▶ [GIVEN PROBLEM]:
Copy the data that follows exactly. Include no pictures.

▶ [COLLECTED MATERIAL]:
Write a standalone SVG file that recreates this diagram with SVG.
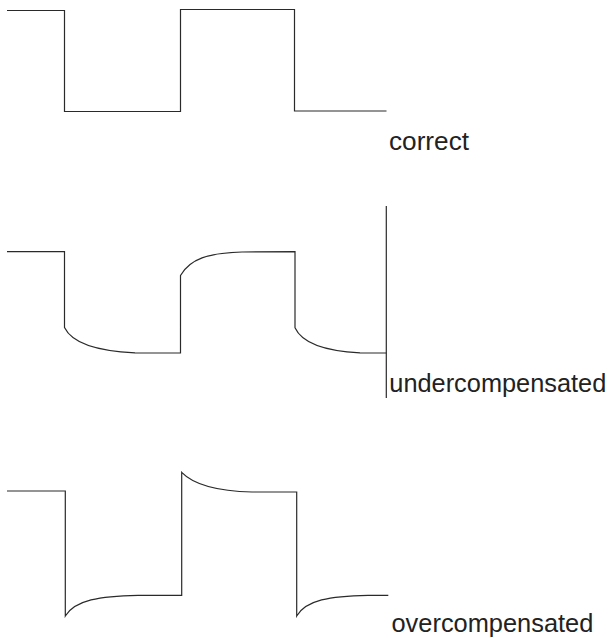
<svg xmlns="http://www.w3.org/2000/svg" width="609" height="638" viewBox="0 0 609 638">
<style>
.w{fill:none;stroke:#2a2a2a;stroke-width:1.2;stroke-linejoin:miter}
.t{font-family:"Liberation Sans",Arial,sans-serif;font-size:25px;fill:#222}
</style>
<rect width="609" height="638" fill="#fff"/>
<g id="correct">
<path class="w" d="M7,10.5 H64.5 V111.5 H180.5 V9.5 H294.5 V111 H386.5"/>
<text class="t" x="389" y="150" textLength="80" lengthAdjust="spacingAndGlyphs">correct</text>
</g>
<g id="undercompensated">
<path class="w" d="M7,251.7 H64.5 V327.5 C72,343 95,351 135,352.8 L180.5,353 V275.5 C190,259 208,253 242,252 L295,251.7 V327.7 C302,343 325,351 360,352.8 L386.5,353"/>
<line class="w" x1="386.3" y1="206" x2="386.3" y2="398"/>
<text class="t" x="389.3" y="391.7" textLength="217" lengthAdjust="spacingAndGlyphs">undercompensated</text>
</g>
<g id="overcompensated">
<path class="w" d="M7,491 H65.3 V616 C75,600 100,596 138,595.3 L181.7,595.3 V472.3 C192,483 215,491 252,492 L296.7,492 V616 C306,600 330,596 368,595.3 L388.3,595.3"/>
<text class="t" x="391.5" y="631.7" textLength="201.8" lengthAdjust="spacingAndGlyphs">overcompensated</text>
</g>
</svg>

▶ [ANSWER TO THIS TASK]:
Write a standalone SVG file that recreates this diagram with SVG.
<svg xmlns="http://www.w3.org/2000/svg" width="609" height="638" viewBox="0 0 609 638">
<style>
.w{fill:none;stroke:#2a2a2a;stroke-width:1.2;stroke-linejoin:miter}
.t{font-family:"Liberation Sans",Arial,sans-serif;font-size:25px;fill:#222}
</style>
<rect width="609" height="638" fill="#fff"/>
<g id="correct">
<path class="w" d="M7,10.5 H64.5 V111.5 H180.5 V9.5 H294.5 V111 H386.5"/>
<text class="t" x="389" y="150" textLength="80" lengthAdjust="spacingAndGlyphs">correct</text>
</g>
<g id="undercompensated">
<path class="w" d="M7,251.7 H64.5 V327.5 C72,343 95,351 135,352.8 L180.5,353 V275.5 C190,259 208,253 242,252 L295,251.7 V327.7 C302,343 325,351 360,352.8 L386.5,353"/>
<line class="w" x1="386.3" y1="206" x2="386.3" y2="398"/>
<text class="t" x="389.3" y="391.7" textLength="217" lengthAdjust="spacingAndGlyphs">undercompensated</text>
</g>
<g id="overcompensated">
<path class="w" d="M7,491 H65.3 V616 C75,600 100,596 138,595.3 L181.7,595.3 V472.3 C192,483 215,491 252,492 L296.7,492 V616 C306,600 330,596 368,595.3 L388.3,595.3"/>
<text class="t" x="391.5" y="631.7" textLength="201.8" lengthAdjust="spacingAndGlyphs">overcompensated</text>
</g>
</svg>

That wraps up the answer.